On November 15, the global population reached this landmark, according to a projection from the United Nations.
In addition to being a cause for celebration, “the 8 billion milestone also brings important responsibilities, and highlights related challenges for social and economic development and environmental sustainability,” said Maria-Francesca Spatolisano, the U.N. assistant secretary-general for policy coordination and inter-agency affairs, at a news conference in July.
Though the global population continues to expand, the rate of growth is slowing. Current projections predict the world’s population will peak at about 10.4 billion in the 2080s and remain steady until 2100. Previously, the U.N. had predicted that the world’s population could reach 11.2 billion by 2100, based on the rate of population growth in 2017.
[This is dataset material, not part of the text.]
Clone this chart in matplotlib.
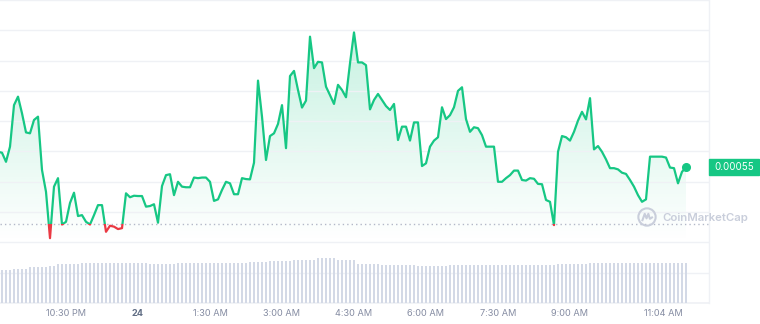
import matplotlib
matplotlib.use("Agg")
import matplotlib.pyplot as plt
import matplotlib.transforms as mtransforms
from matplotlib.patches import Rectangle, Circle
import numpy as np

plt.rcParams['font.family'] = ['Inter', 'DejaVu Sans']

# price in units of 1e-6, one point every 5 minutes starting 21:05
price = [
    554.9, 554.6, 551.6, 556.6, 570.3, 573.1, 567.6, 561.3, 561.0, 565.4,
    566.5, 548.9, 541.7, 526.4, 543.4, 546.2, 530.9, 531.8, 538.0, 541.4,
    533.7, 534.0, 531.8, 530.9, 534.0, 537.3, 537.3, 528.5, 530.5, 530.2,
    529.4, 529.7, 541.2, 539.9, 540.4, 540.3, 540.3, 536.8, 537.0, 537.6,
    531.5, 543.6, 547.2, 547.5, 540.6, 545.0, 543.4, 543.2, 543.2, 546.4,
    546.2, 546.4, 546.4, 545.0, 538.7, 539.2, 542.3, 545.0, 544.5, 540.9,
    540.9, 546.2, 545.9, 545.8, 551.3, 578.4, 566.5, 552.2, 560.1, 561.0,
    564.1, 570.3, 556.1, 579.9, 581.6, 575.3, 569.5, 571.8, 592.9, 582.5,
    584.6, 584.4, 576.4, 573.6, 570.7, 577.0, 575.3, 572.9, 584.1, 594.3,
    584.4, 584.4, 583.5, 568.9, 572.0, 574.0, 572.0, 570.0, 568.7, 570.7,
    558.8, 563.2, 563.2, 558.6, 564.6, 564.6, 550.2, 551.1, 556.6, 558.6,
    559.7, 569.6, 565.7, 567.0, 569.6, 575.0, 576.2, 565.7, 561.5, 563.0,
    562.7, 560.4, 556.6, 556.6, 556.6, 545.0, 545.0, 546.2, 547.2, 548.7,
    548.7, 545.6, 545.4, 546.2, 546.0, 544.3, 544.2, 539.0, 538.4, 530.7,
    554.9, 560.1, 559.7, 558.6, 561.5, 565.2, 568.1, 565.6, 572.6, 555.7,
    556.8, 554.9, 552.4, 549.5, 549.5, 549.1, 548.0, 547.6, 545.6, 543.4,
    540.6, 538.4, 539.2, 553.3, 553.3, 553.3, 553.3, 553.0, 549.7, 549.5,
    544.5, 548.3, 549.8,
]

# volume (arbitrary units), same 5 minute steps
volume = [
    3.30, 3.30, 3.30, 3.30, 3.43, 3.43, 3.43, 3.43, 3.57, 3.57,
    3.57, 3.57, 3.57, 3.70, 3.70, 3.87, 3.87, 3.87, 3.87, 3.87,
    3.87, 3.97, 3.97, 3.97, 3.97, 3.97, 3.97, 3.97, 3.97, 3.97,
    3.97, 3.97, 4.03, 4.03, 4.03, 4.03, 4.03, 4.03, 3.90, 3.90,
    3.90, 3.90, 3.90, 3.90, 3.90, 3.97, 3.97, 3.97, 3.97, 3.97,
    3.97, 3.97, 3.97, 3.97, 3.97, 3.97, 3.97, 3.97, 3.97, 3.97,
    3.97, 3.97, 3.97, 4.07, 4.07, 4.07, 4.07, 4.07, 4.20, 4.20,
    4.20, 4.20, 4.20, 4.20, 4.33, 4.33, 4.33, 4.33, 4.33, 4.33,
    4.50, 4.50, 4.50, 4.50, 4.50, 4.30, 4.30, 4.30, 4.30, 4.30,
    3.90, 3.90, 3.90, 3.90, 3.90, 3.90, 3.80, 3.80, 3.80, 3.80,
    3.80, 3.80, 3.80, 3.80, 3.80, 3.73, 3.73, 3.73, 3.73, 3.73,
    3.73, 3.73, 3.73, 3.77, 3.77, 3.77, 3.77, 3.77, 3.77, 3.77,
    3.77, 3.77, 3.77, 3.77, 3.77, 3.83, 3.83, 3.83, 3.83, 3.83,
    3.83, 3.83, 3.83, 3.83, 3.83, 3.83, 3.83, 3.83, 3.83, 3.83,
    3.90, 3.90, 3.90, 3.90, 3.90, 3.90, 3.90, 3.90, 3.97, 3.97,
    3.97, 3.97, 3.97, 3.97, 3.97, 3.97, 3.97, 3.97, 3.97, 3.97,
    3.97, 3.97, 3.97, 4.00, 4.00, 4.00, 4.00, 4.00, 4.00, 4.00,
    4.00, 4.00, 4.00,
]

open_price = 531.1
tick_hours = [22.5, 24, 25.5, 27, 28.5, 30, 31.5, 33, 34.94]
tick_labels = ['10:30 PM', '24', '1:30 AM', '3:00 AM', '4:30 AM',
               '6:00 AM', '7:30 AM', '9:00 AM', '11:04 AM']

GREEN = '#16c784'
RED = '#ea3943'
GRID = '#eff1f5'

price = np.array(price)
hours = 21 + 5 / 60 + np.arange(len(price)) * 5 / 60

fig = plt.figure(figsize=(7.6, 3.24), dpi=100)
ax = fig.add_axes([0, 21 / 324, 709 / 760, 303 / 324])
x0, x1 = 21.125, 21.125 + 709 / 48
ylo, yhi = 505, 605

# gradient fill under the line
poly = ax.fill_between(hours, price, 525, facecolor='none', edgecolor='none')
n = 256
rgba = np.zeros((n, 1, 4))
rgba[:, 0, :3] = matplotlib.colors.to_rgb(GREEN)
rgba[:, 0, 3] = np.linspace(0.24, 0.0, n)
img = ax.imshow(rgba, extent=[hours[0], hours[-1], 525, price.max()],
                aspect='auto', origin='upper', zorder=1)
img.set_clip_path(poly.get_paths()[0], ax.transData)

# line: green above the open price, red below
big = 1000
above = Rectangle((0, open_price), 100, big, transform=ax.transData)
below = Rectangle((0, open_price - big), 100, big, transform=ax.transData)
lg, = ax.plot(hours, price, color=GREEN, lw=1.6, zorder=3, solid_joinstyle='round')
lr, = ax.plot(hours, price, color=RED, lw=1.6, zorder=3, solid_joinstyle='round')
lg.set_clip_path(above)
lr.set_clip_path(below)
ax.plot(hours[-1], price[-1], 'o', ms=5.5, color=GREEN, zorder=4)

ax.axhline(open_price, color='#b3b8c8', lw=1, ls=(0, (1, 2.2)), zorder=2)

ax.set_xlim(x0, x1)
ax.set_ylim(ylo, yhi)
ax.set_yticks(np.arange(ylo, yhi + 1, 10))
ax.yaxis.set_ticklabels([])
ax.tick_params(axis='y', length=0)
ax.grid(axis='y', color=GRID, lw=1)
ax.axhline(ylo, color=GRID, lw=1.2, clip_on=False)
for s in ['top', 'left', 'bottom']:
    ax.spines[s].set_visible(False)
ax.spines['right'].set_color(GRID)
ax.spines['right'].set_linewidth(1)

ax.set_xticks(tick_hours)
ax.set_xticklabels(tick_labels)
ax.tick_params(axis='x', length=0, pad=4.5, labelsize=6.6, labelcolor='#858ca2')
ax.get_xticklabels()[1].set_fontweight('bold')
ax.get_xticklabels()[1].set_color('#616e85')

# volume bars
ax2 = ax.twinx()
ax2.bar(hours, volume, width=0.056, color='#d3d9e6', zorder=1)
ax2.set_ylim(0, 30.3)
ax2.set_xlim(x0, x1)
ax2.axis('off')

# current price tag
tr = mtransforms.blended_transform_factory(fig.transFigure, ax.transData)
fig.patches.append(Rectangle((709 / 760, price[-1] - 2.6), 50 / 760, 5.2,
                             transform=tr, color=GREEN, clip_on=False))
fig.text(734 / 760, price[-1], f"{price[-1] * 1e-6:.5f}", transform=tr,
         ha='center', va='center', color='white', fontsize=7)

# watermark
wm = '#c9cedb'
fig.text(662 / 760, (324 - 218) / 324, 'CoinMarketCap', ha='left', va='center',
         color=wm, fontsize=8.2, fontweight='semibold')
lax = fig.add_axes([637 / 760, (324 - 227) / 324, 20 / 760, 20 / 324])
lax.set_xlim(-1.1, 1.1)
lax.set_ylim(-1.1, 1.1)
lax.axis('off')
lax.add_patch(Circle((0, 0), 0.95, fill=False, ec=wm, lw=1.5))
lax.plot([-0.5, -0.25, -0.05, 0.15, 0.32, 0.55], [-0.35, 0.35, -0.15, 0.35, -0.2, -0.05],
         color=wm, lw=1.5, solid_joinstyle='round')

fig.savefig('out.png', dpi=100)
In the coming decades, migration is expected to be the sole driver of population growth in high-income countries, according to the World Population Prospects 2022 report, released by the U.N. in July. What’s more, the populations of 61 countries are projected to decrease by 1 percent or more between now and 2050. In lower-income countries, population growth is expected to still be driven by more births than deaths.
The global population is expected to peak at about 10.4 billion in the 2080s and then level off until the end of the century, according to these projections from the United Nations. The red line is the median of many projections (some shown in gray), each computed by varying factors such as fertility and mortality rates around the world.
Global population, 1950–2100
“There is inherent uncertainty in population projections,” said John Wilmoth, director of the U.N. Population Division, at the July news conference. This uncertainty, he said, is in part due to the possible range of trajectories of birth rates, mortality rates and emigration across various countries.
While rapid population growth in developing nations may intensify climate disasters, Spatolisano said, it’s important to keep in mind that “more developed countries — whose per capita consumption of material resources is generally the highest — bear the greatest responsibility for implementing strategies to decouple human activity from environmental degradation.”